**PROVIDED MATERIAL**
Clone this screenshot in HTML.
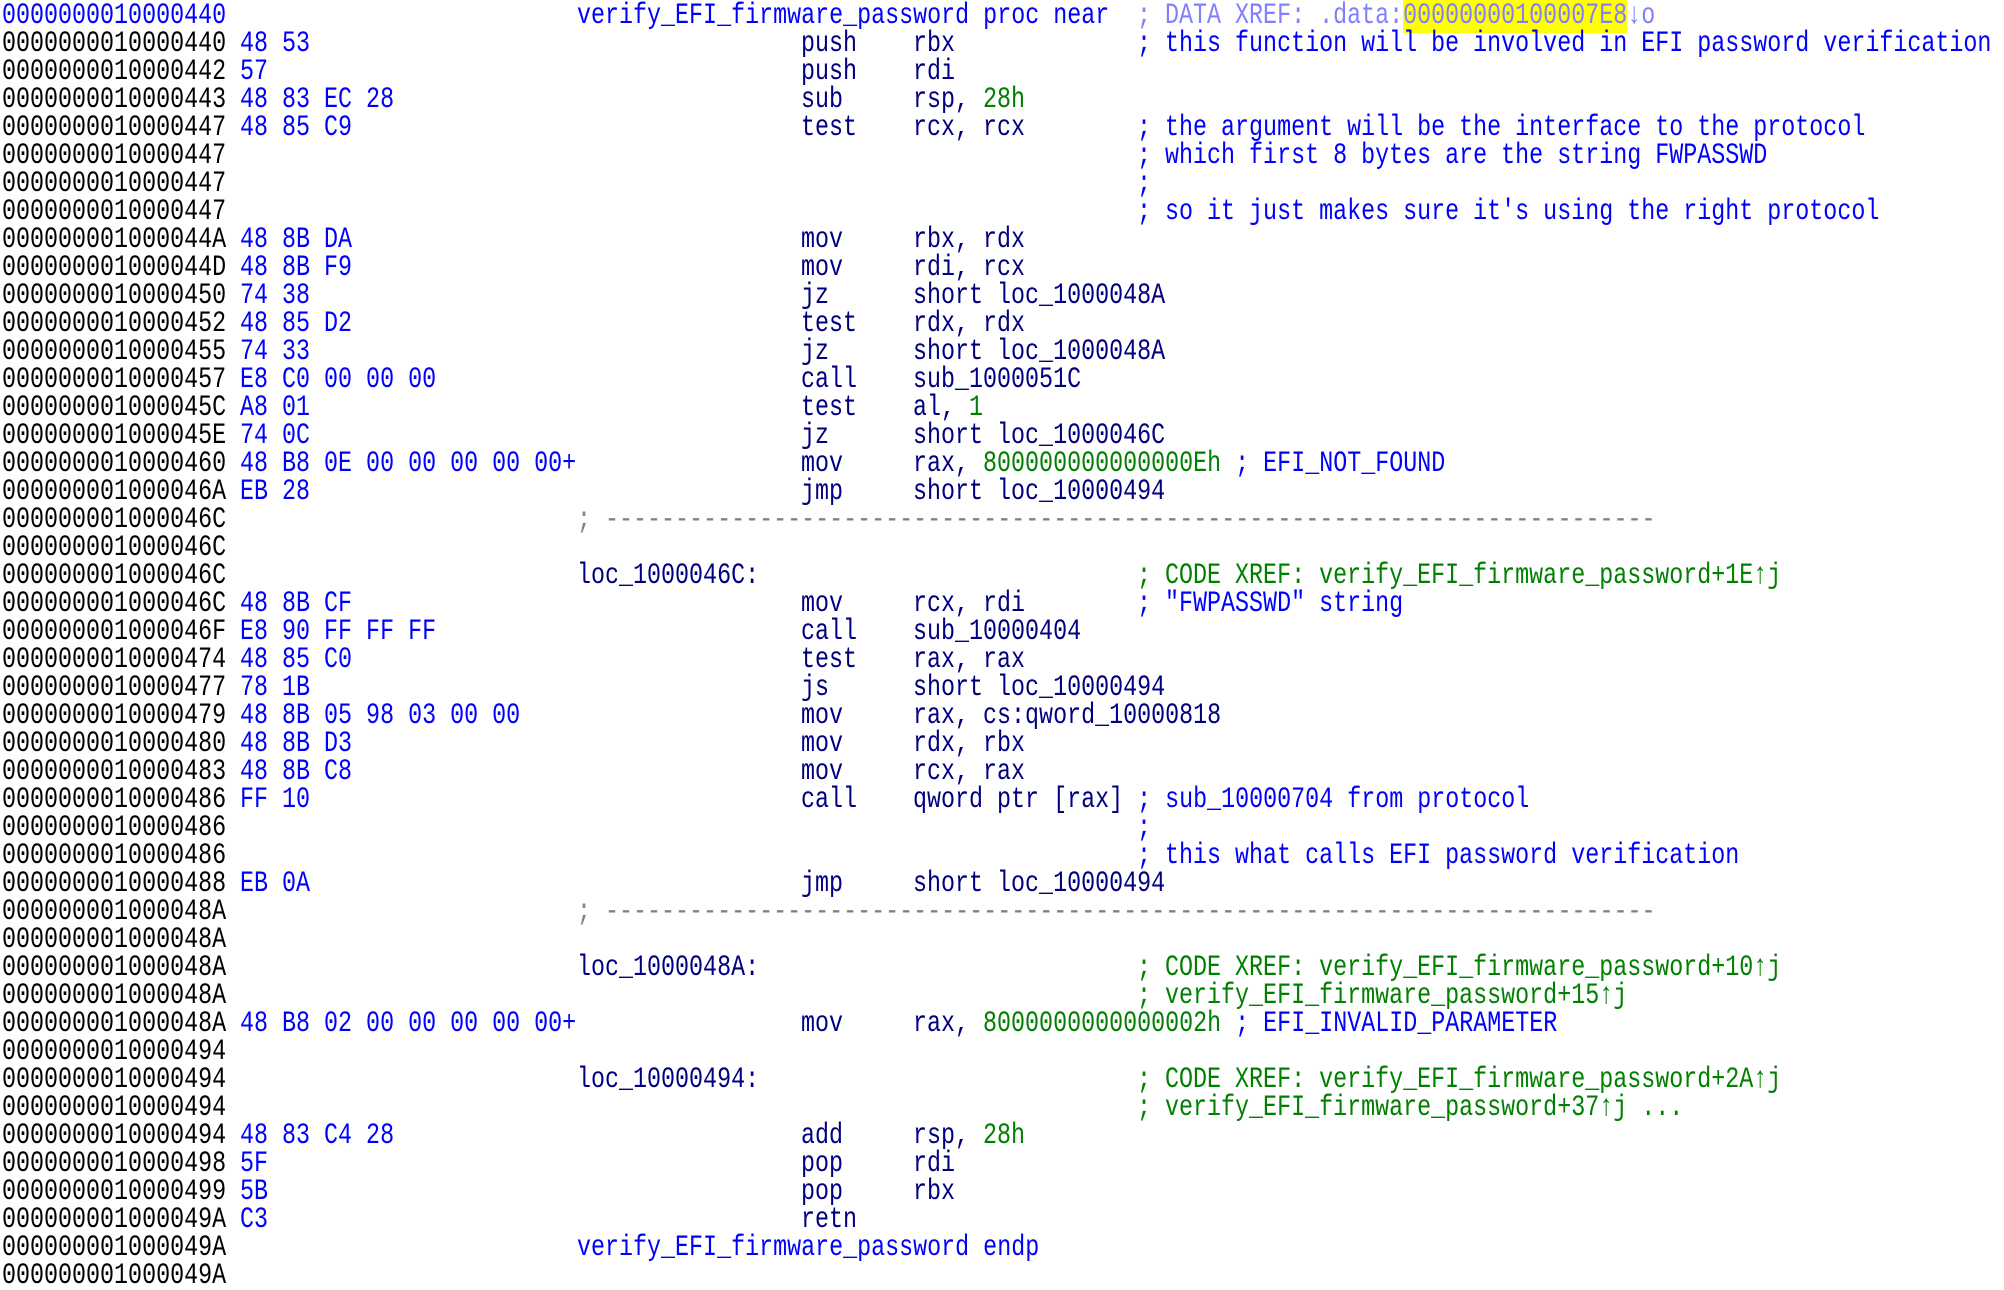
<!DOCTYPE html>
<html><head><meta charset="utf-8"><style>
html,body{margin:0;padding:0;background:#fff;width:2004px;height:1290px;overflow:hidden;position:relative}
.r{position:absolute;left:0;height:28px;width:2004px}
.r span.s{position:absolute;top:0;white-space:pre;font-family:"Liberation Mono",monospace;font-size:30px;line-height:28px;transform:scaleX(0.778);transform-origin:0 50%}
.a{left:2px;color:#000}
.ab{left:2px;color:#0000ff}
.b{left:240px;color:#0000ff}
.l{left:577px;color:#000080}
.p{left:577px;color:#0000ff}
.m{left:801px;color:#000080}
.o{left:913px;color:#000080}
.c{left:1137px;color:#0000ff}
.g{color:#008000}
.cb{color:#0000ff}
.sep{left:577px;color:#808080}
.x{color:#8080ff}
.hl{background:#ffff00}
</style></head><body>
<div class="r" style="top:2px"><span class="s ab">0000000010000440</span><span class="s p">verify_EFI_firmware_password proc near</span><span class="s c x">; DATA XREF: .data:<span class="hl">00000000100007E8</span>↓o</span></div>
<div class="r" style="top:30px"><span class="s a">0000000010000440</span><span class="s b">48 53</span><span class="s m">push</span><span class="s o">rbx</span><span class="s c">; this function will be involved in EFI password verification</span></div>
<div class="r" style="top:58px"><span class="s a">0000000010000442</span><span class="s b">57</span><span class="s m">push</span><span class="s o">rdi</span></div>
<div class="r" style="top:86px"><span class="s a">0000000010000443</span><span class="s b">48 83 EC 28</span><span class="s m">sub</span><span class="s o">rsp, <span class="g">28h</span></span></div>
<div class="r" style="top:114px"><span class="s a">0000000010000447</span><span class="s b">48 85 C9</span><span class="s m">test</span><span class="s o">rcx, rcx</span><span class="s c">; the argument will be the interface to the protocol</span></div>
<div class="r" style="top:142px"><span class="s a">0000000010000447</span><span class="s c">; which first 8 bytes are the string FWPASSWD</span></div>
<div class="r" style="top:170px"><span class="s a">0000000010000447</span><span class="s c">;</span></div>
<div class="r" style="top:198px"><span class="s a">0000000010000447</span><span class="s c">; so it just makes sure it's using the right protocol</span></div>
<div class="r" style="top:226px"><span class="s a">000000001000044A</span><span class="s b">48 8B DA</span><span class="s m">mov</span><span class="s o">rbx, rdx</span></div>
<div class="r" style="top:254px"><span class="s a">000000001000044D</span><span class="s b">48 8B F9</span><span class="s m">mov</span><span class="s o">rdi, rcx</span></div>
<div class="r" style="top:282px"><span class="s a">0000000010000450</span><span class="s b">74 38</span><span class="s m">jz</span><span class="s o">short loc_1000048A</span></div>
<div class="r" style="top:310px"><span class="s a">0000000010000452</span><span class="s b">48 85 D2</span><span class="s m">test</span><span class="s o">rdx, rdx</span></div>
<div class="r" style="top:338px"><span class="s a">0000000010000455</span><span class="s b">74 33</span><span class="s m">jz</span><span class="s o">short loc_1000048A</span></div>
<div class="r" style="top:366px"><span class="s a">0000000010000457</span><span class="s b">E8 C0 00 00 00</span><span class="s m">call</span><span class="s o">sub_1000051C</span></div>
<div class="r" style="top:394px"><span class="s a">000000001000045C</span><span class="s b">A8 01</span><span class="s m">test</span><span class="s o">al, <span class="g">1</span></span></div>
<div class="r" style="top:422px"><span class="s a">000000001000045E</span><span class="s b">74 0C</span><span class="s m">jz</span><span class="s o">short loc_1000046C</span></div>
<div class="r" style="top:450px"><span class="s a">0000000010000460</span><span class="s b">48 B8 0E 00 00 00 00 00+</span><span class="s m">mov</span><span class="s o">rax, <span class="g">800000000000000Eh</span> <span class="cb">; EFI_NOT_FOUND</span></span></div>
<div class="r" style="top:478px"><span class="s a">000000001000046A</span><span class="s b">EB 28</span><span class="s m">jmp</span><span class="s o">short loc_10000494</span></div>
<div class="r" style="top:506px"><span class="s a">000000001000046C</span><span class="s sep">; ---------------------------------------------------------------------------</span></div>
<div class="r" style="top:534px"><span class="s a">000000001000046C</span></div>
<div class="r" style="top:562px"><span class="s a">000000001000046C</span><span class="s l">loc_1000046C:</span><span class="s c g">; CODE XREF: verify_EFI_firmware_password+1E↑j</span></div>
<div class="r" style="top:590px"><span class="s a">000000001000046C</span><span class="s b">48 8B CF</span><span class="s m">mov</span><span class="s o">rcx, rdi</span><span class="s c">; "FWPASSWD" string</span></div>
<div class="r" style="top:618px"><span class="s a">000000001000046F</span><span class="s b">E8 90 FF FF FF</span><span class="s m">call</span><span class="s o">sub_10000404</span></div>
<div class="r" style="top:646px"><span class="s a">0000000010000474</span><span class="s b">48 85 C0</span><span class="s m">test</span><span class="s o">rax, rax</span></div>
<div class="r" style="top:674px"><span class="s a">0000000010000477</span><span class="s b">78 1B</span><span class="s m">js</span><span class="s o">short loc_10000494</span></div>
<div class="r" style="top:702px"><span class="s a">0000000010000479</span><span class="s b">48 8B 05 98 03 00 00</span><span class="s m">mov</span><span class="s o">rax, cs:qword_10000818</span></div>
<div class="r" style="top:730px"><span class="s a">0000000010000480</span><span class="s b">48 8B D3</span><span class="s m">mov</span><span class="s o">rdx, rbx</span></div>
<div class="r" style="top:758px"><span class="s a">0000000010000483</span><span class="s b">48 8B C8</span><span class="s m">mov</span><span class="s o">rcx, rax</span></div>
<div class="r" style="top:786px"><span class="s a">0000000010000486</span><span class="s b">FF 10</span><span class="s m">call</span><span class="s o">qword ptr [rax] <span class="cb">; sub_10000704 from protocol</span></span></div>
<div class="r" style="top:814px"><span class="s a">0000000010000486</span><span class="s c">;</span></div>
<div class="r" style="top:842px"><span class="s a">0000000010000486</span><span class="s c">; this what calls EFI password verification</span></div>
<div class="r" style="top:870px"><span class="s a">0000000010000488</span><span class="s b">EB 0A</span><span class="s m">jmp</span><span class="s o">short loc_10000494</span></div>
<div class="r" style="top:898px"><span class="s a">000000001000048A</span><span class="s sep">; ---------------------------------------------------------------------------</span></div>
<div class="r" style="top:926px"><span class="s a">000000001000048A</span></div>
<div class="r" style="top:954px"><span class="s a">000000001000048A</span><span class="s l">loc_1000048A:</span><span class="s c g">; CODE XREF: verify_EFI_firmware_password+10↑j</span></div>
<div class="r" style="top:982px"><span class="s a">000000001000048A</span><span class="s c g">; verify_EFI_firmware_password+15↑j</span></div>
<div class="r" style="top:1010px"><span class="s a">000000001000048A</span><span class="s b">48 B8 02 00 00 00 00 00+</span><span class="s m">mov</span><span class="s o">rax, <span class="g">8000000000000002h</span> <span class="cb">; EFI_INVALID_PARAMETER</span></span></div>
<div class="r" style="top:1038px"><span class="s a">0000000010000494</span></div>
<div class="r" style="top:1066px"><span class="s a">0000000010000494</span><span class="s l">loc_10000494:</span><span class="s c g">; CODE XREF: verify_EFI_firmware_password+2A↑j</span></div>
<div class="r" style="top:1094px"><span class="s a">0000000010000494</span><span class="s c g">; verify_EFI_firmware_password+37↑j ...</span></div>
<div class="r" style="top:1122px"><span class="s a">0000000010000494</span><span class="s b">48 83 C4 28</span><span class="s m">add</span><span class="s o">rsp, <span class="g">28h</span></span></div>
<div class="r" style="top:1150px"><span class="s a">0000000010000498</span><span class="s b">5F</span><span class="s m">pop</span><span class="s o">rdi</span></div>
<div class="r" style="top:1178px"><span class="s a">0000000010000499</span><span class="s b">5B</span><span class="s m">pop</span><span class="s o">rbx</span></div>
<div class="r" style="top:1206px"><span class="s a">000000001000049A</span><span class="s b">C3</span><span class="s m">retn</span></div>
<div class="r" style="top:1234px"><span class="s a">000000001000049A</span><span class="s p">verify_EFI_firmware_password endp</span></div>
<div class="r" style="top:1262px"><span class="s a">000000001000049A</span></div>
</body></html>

**PROMPT**
Gather each line of the listing that holds the string "this".

**TASK RESPONSE**
Clone this screenshot in HTML.
<div class="r" style="top:30px"><span class="s a">0000000010000440</span><span class="s b">48 53</span><span class="s m">push</span><span class="s o">rbx</span><span class="s c">; this function will be involved in EFI password verification</span></div>
<div class="r" style="top:842px"><span class="s a">0000000010000486</span><span class="s c">; this what calls EFI password verification</span></div>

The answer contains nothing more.